Fioretti v. The Lottery Channel, Inc. (Mar. 20, 1998), 1st Dist. Nos. C-970320 and C-970321, citing Warner v. CTL Engineering, Inc. (1983), 9 Ohio App.3d 52, 458 N.E.2d 399.
Galion v. Am. Fedn. of State, Cty. Mun. Emp., Ohio Council 8, AFL-CIO, Local No. 2243, 71 Ohio St.3d 620, 1995-Ohio-197, 646 N.E.2d 813, paragraph two of the syllabus.
{¶ 15} A party to an arbitration may file a motion in the court of common pleas for an order vacating, modifying, or correcting the award as prescribed in R.C. 2711.10 and 2711.11. But a declaratory-judgment action that attempts to resolve matters committed to a special statutory proceeding is inappropriate. As the Ohio Supreme Court has stated, "[T]his [proposition] is tantamount to a holding that courts have no jurisdiction to hear the actions in the first place." Accordingly, a party may not pursue a declaratory-judgment action to circumvent the special statutory proceedings of R.C. Chapter 2711. And an arbitration award has the same preclusive effect as a court judgment for the matters it decides.
R.C. 2711.13.
State ex rel. Albright v. Delaware Cty. Court of Common Pleas (1991), 60 Ohio St.3d 40, 42, 572 N.E.2d 1387.
Id. at 42.
Galion, supra, paragraph two of the syllabus.

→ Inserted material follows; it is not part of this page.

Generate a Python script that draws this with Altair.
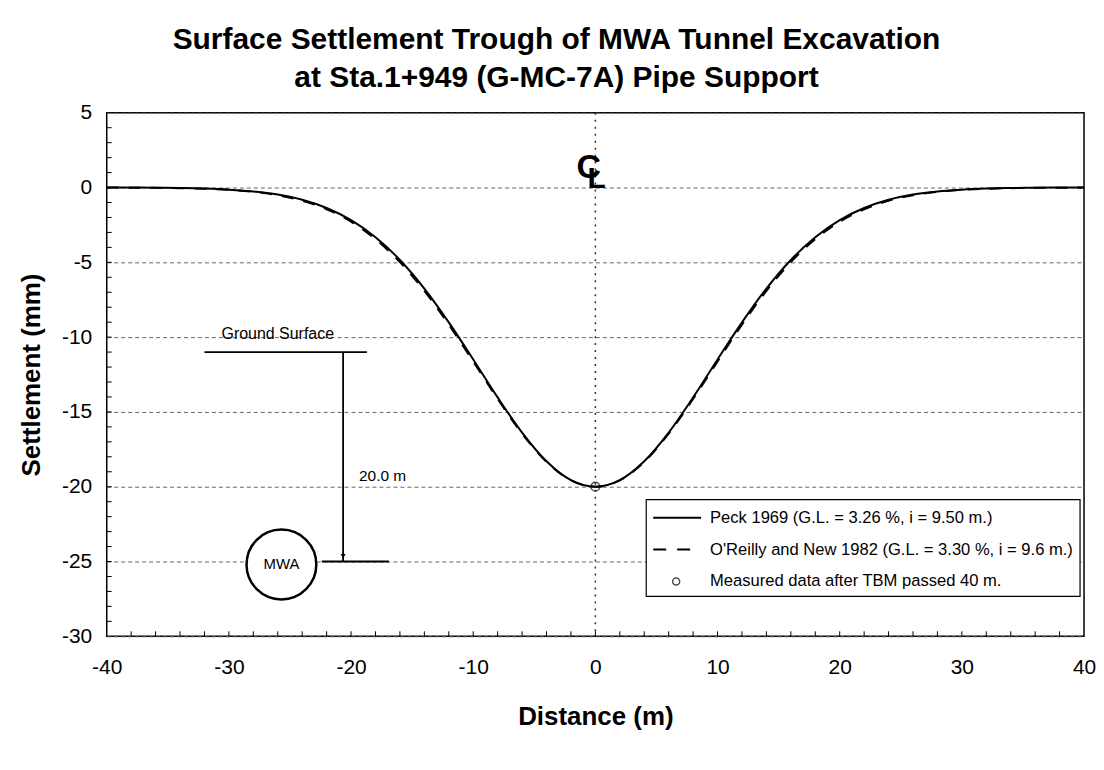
import altair as alt
import pandas as pd

# ---------------- data ----------------
distance = list(range(-40, 41, 2))
peck_1969 = [0.00, 0.00, -0.01, -0.03, -0.07, -0.14, -0.26, -0.47, -0.82, -1.37, -2.18,
             -3.32, -4.84, -6.75, -9.01, -11.49, -14.03, -16.38, -18.30, -19.56, -20.00,
             -19.56, -18.30, -16.38, -14.03, -11.49, -9.01, -6.75, -4.84, -3.32, -2.18,
             -1.37, -0.82, -0.47, -0.26, -0.14, -0.07, -0.03, -0.01, 0.00, 0.00]
oreilly_1982 = [0.00, -0.01, -0.02, -0.04, -0.08, -0.15, -0.28, -0.51, -0.88, -1.45, -2.28,
                -3.45, -4.99, -6.91, -9.16, -11.63, -14.13, -16.45, -18.34, -19.57, -20.00,
                -19.57, -18.34, -16.45, -14.13, -11.63, -9.16, -6.91, -4.99, -3.45, -2.28,
                -1.45, -0.88, -0.51, -0.28, -0.15, -0.08, -0.04, -0.02, -0.01, 0.00]
measured_x = [0]
measured_y = [-20.0]

x_tick_labels = [-40, -30, -20, -10, 0, 10, 20, 30, 40]
y_tick_labels = [5, 0, -5, -10, -15, -20, -25, -30]
x_minor = list(range(-38, 40, 2))
y_minor = list(range(-29, 5))

legend_labels = ["Peck 1969 (G.L. = 3.26 %, i = 9.50 m.)",
                 "O'Reilly and New 1982 (G.L. = 3.30 %, i = 9.6 m.)",
                 "Measured data after TBM passed 40 m."]

title_lines = ["Surface Settlement Trough of MWA Tunnel Excavation",
               "at Sta.1+949 (G-MC-7A) Pipe Support"]

# annotation positions (data units)
ground_x, ground_x2, ground_y = -32.0, -18.7, -11.0
arrow_x, arrow_y_top, arrow_y_bot = -20.65, -11.0, -25.0
tunnel_line_x, tunnel_line_x2 = -22.4, -16.9
tunnel_x, tunnel_y = -25.7, -25.2
dim_text_x, dim_text_y = -19.35, -19.3
ground_text_x, ground_text_y = -26.0, -9.8

FONT = "Liberation Sans"
W, H = 980, 525

xs = alt.Scale(domain=[-40, 40], nice=False, zero=False)
ys = alt.Scale(domain=[-30, 5], nice=False, zero=False)

x_axis = alt.Axis(values=x_tick_labels, ticks=False, domain=False, grid=False,
                  labelExpr="'' + datum.value",
                  labelFont=FONT, labelFontSize=21, labelColor="black", labelPadding=20,
                  titleFont=FONT, titleFontSize=26, titleFontWeight="bold",
                  titleColor="black", titlePadding=26, labelFlush=False)
y_axis = alt.Axis(values=y_tick_labels, ticks=False, domain=False, grid=True,
                  labelExpr="'' + datum.value",
                  gridColor="#666666", gridDash=[4, 3], gridWidth=1,
                  labelFont=FONT, labelFontSize=21, labelColor="black", labelPadding=15,
                  titleFont=FONT, titleFontSize=26, titleFontWeight="bold",
                  titleColor="black", titlePadding=17)

X = alt.X("x:Q", scale=xs, axis=x_axis, title="Distance (m)")
Y = alt.Y("y:Q", scale=ys, axis=y_axis, title="Settlement (mm)")

peck_df = pd.DataFrame({"x": distance, "y": peck_1969})
oreilly_df = pd.DataFrame({"x": distance, "y": oreilly_1982})

peck = alt.Chart(peck_df).mark_line(color="black", strokeWidth=2,
                                    interpolate="monotone").encode(x=X, y=Y)
oreilly = alt.Chart(oreilly_df).mark_line(color="black", strokeWidth=2, strokeDash=[12, 10],
                                          interpolate="monotone").encode(x=X, y=Y)

center = alt.Chart(pd.DataFrame({"x": [0]})).mark_rule(
    color="#333333", strokeDash=[2, 5], strokeWidth=1.5).encode(x=X)

measured = alt.Chart(pd.DataFrame({"x": measured_x, "y": measured_y})).mark_point(
    shape="circle", size=80, color="black", filled=False, strokeWidth=1.3).encode(x=X, y=Y)

ytick = alt.Chart(pd.DataFrame({"y": y_minor})).mark_rule(color="black", strokeWidth=1).encode(
    y=Y, x=alt.value(0), x2=alt.value(5))
xtick = alt.Chart(pd.DataFrame({"x": x_minor})).mark_rule(color="black", strokeWidth=1).encode(
    x=X, y=alt.value(H), y2=alt.value(H - 5))

ann_lines = pd.DataFrame({
    "x": [ground_x, arrow_x, tunnel_line_x],
    "x2": [ground_x2, arrow_x, tunnel_line_x2],
    "y": [ground_y, arrow_y_top, arrow_y_bot],
    "y2": [ground_y, arrow_y_bot, arrow_y_bot],
})
ann = alt.Chart(ann_lines).mark_rule(color="black", strokeWidth=1.8).encode(
    x=X, x2="x2:Q", y=Y, y2="y2:Q")
arrowhead = alt.Chart(pd.DataFrame({"x": [arrow_x], "y": [arrow_y_bot + 0.35]})).mark_point(
    shape="triangle-down", size=25, filled=True, color="black", opacity=1).encode(x=X, y=Y)
tunnel = alt.Chart(pd.DataFrame({"x": [tunnel_x], "y": [tunnel_y]})).mark_point(
    shape="circle", size=4900, filled=False, color="black", strokeWidth=2.5,
    fill="white", fillOpacity=1).encode(x=X, y=Y)

center_texts = pd.DataFrame({
    "x": [ground_text_x, tunnel_x],
    "y": [ground_text_y, tunnel_y],
    "t": ["Ground Surface", "MWA"],
    "s": [16, 15],
})
ann_text_c = alt.Chart(center_texts).mark_text(font=FONT, color="black", baseline="middle",
                                               align="center").encode(
    x=X, y=Y, text="t:N", size=alt.Size("s:Q", scale=None))
ann_text_l = alt.Chart(pd.DataFrame({"x": [dim_text_x], "y": [dim_text_y], "t": ["20.0 m"]})).mark_text(
    font=FONT, color="black", baseline="middle", align="left", fontSize=15.5).encode(
    x=X, y=Y, text="t:N")

cl = pd.DataFrame({"x": [-0.55, 0.1], "y": [1.3, 0.55], "t": ["C", "L"], "s": [34, 30]})
cl_text = alt.Chart(cl).mark_text(font=FONT, fontWeight="bold", color="black",
                                  baseline="middle", align="center").encode(
    x=X, y=Y, text="t:N", size=alt.Size("s:Q", scale=None))

# manual legend (pixel layout inside the plot area)
one = pd.DataFrame({"k": [0]})
leg_box = alt.Chart(one).mark_rect(fill="white", stroke="black", strokeWidth=1.2).encode(
    x=alt.value(541), x2=alt.value(976), y=alt.value(388), y2=alt.value(485))
leg_solid = alt.Chart(one).mark_rule(color="black", strokeWidth=2).encode(
    x=alt.value(548), x2=alt.value(596), y=alt.value(406))
leg_dash = alt.Chart(one).mark_rule(color="black", strokeWidth=2, strokeDash=[13, 11]).encode(
    x=alt.value(548), x2=alt.value(596), y=alt.value(438))
leg_pt = alt.Chart(one).mark_point(shape="circle", size=50, filled=False, color="black",
                                   strokeWidth=1.5).encode(x=alt.value(571), y=alt.value(470))
leg_rows = [406, 438, 470]
leg_txts = [
    alt.Chart(one).mark_text(font=FONT, fontSize=16.6, color="black", align="left",
                             baseline="middle", text=lbl).encode(
        x=alt.value(605), y=alt.value(py))
    for lbl, py in zip(legend_labels, leg_rows)
]

chart = alt.layer(
    peck, center, ytick, xtick, ann, arrowhead, tunnel, ann_text_c, ann_text_l, cl_text,
    oreilly, measured,
    leg_box, leg_solid, leg_dash, leg_pt, *leg_txts,
).properties(
    width=W, height=H,
    title=alt.TitleParams(text=title_lines, font=FONT, fontSize=30, fontWeight="bold",
                          color="black", anchor="middle", dx=-39, lineHeight=38, offset=9),
    padding={"left": 99, "top": 104, "right": 12, "bottom": 125},
    autosize=alt.AutoSizeParams(type="none"),
    background="white",
).configure_view(stroke="black", strokeWidth=1.5)

chart.save("out.html", embed_options={"renderer": "svg", "actions": False})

Cleveland v. Assn. of Cleveland Fire Fighters, Local 93 (1984), 20 Ohio App.3d 249, 254, 485 N.E.2d 792.
{¶ 16} In this case, the court did not have subject-matter jurisdiction. The only proper means of challenging the 2004 decision of the arbitrator was through the statutory procedure prescribed by R.C. Chapter 2711. DiPietrantonio did not avail himself of that procedure in a timely manner, and his attempt to circumvent the statutory procedure through a declaratory-judgment action was invalid.
{¶ 17} Also, DiPietrantonio's declaratory-judgment action raised the identical issues that were the subject of the 2004 arbitration and the subsequent agreed entry modifying the arbitrator's award. In the prior proceedings, the court had journalized the agreed entry specifically stating that temporary status or acting status would not result in permanent appointments.
{¶ 18} But DiPietrantonio argues that because he had not been a party to the arbitration, he was not barred from challenging its result. This argument is without merit. DiPietrantonio was in privity with the union, and he was therefore bound by the agreement made on behalf of the bargaining unit, which explicitly stated that the temporary appointments would not be considered a provisional appointment and would not automatically result in a permanent assignment.
See, e.g., Ohio Patrolmen's Benevolent Assn. v. Munroe Falls, 9th Dist. No 23898, 2008-Ohio-659, jurisdictional motion overruled, 118 Ohio St.3d 1463, 2008-Ohio-2823, 888 N.E.2d 1115 (result of prior grievance by union was binding on individual members).
{¶ 19} Thus, the trial court did not have subject-matter jurisdiction over DiPietrantonio's declaratory-judgment action. The trial court erred in granting the declaratory relief that DiPietrantonio had requested, and we accordingly sustain the first assignment of error.
{¶ 20} In the second and final assignment of error, the city argues that the trial court erred in holding that DiPietrantonio had been entitled to be appointed to the rank of sergeant based upon his service as an acting sergeant. Our disposition of the first assignment of error renders this assignment moot.
Conclusion
{¶ 21} We reverse the judgment of the trial court and enter final judgment in favor of the city, the civil service commission, and the individual appellants.
Judgment reversed and final judgment entered.
PAINTER and DINKELACKER, JJ., concur.